--- start of Input records ---

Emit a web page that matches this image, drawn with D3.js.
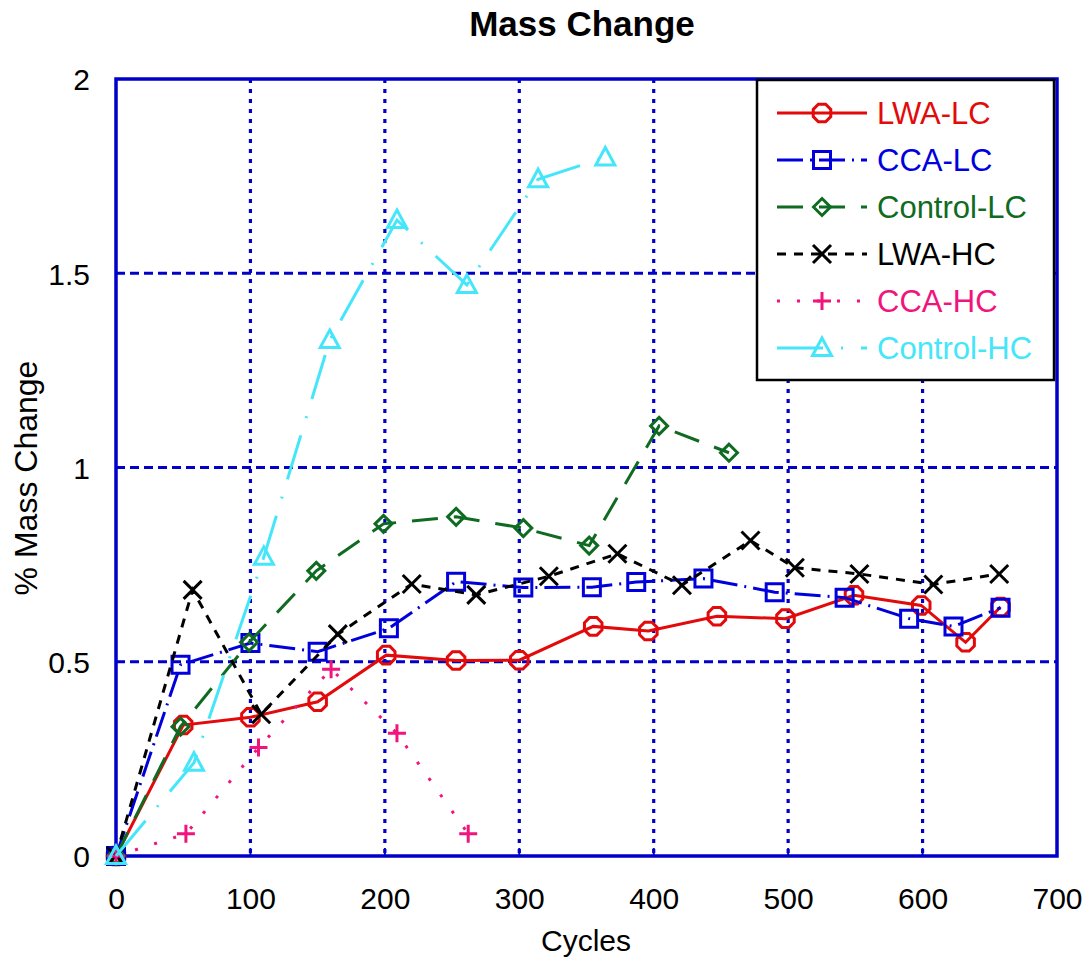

--- end of Input records ---
--- start of Input records ---

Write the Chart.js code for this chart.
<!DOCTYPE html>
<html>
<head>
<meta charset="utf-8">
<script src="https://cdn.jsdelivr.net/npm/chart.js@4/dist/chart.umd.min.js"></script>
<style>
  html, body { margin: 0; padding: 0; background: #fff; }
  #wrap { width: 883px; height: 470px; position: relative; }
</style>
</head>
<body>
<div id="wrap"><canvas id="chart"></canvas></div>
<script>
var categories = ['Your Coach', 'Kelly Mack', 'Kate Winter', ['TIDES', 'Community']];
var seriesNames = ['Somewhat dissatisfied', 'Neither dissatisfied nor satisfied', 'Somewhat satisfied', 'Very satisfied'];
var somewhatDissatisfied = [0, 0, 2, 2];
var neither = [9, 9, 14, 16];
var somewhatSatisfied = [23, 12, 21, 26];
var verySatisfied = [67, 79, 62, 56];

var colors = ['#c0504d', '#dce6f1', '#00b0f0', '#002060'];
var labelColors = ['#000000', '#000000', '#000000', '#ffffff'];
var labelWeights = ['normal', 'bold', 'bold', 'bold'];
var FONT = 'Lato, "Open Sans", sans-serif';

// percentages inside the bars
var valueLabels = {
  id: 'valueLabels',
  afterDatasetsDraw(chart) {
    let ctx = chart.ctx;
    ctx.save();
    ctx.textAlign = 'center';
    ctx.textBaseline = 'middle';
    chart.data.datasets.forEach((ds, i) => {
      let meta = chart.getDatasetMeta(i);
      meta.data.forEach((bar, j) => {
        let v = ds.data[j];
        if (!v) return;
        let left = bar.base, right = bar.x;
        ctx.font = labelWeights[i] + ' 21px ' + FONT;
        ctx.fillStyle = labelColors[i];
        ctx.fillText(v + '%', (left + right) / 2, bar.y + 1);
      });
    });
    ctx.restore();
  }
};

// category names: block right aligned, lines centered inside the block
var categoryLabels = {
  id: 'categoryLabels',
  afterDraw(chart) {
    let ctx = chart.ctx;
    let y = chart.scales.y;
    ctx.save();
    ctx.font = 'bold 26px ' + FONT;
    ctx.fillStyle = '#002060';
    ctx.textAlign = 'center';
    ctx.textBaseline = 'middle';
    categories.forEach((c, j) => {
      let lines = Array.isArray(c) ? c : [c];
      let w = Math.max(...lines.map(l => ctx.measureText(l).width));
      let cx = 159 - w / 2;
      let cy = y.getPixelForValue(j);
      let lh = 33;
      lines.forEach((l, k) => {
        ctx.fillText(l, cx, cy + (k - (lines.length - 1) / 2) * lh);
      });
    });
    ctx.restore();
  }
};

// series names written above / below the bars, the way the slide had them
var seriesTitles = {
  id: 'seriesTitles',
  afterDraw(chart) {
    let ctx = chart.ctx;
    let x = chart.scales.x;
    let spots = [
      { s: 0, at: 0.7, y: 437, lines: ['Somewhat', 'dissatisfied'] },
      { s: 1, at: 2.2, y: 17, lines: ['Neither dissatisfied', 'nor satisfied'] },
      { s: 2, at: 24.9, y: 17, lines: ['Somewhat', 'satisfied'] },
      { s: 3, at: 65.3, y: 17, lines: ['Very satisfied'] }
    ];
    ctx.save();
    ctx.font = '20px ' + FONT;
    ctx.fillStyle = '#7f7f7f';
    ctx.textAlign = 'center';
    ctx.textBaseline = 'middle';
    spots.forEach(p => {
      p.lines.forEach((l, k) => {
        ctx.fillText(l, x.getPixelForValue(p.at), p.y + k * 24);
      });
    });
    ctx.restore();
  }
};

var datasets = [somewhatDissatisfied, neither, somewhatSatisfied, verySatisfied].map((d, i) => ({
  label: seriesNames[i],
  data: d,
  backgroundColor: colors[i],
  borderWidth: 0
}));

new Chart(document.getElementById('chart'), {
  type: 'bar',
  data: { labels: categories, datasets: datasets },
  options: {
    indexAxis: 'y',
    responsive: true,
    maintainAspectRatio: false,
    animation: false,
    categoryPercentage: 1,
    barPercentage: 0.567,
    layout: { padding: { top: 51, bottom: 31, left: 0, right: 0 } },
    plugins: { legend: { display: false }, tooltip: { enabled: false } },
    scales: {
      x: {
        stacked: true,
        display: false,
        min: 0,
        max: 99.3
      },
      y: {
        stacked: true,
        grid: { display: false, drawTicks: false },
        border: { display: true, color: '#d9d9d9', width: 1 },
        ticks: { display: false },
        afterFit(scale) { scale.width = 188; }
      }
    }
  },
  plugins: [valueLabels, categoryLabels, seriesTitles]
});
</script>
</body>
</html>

--- end of Input records ---

_Task goal_.
Gather every line from the listing above in which the word "this" appears.

_Result_.
Emit a web page that matches this image, drawn with D3.js.
Write the Chart.js code for this chart.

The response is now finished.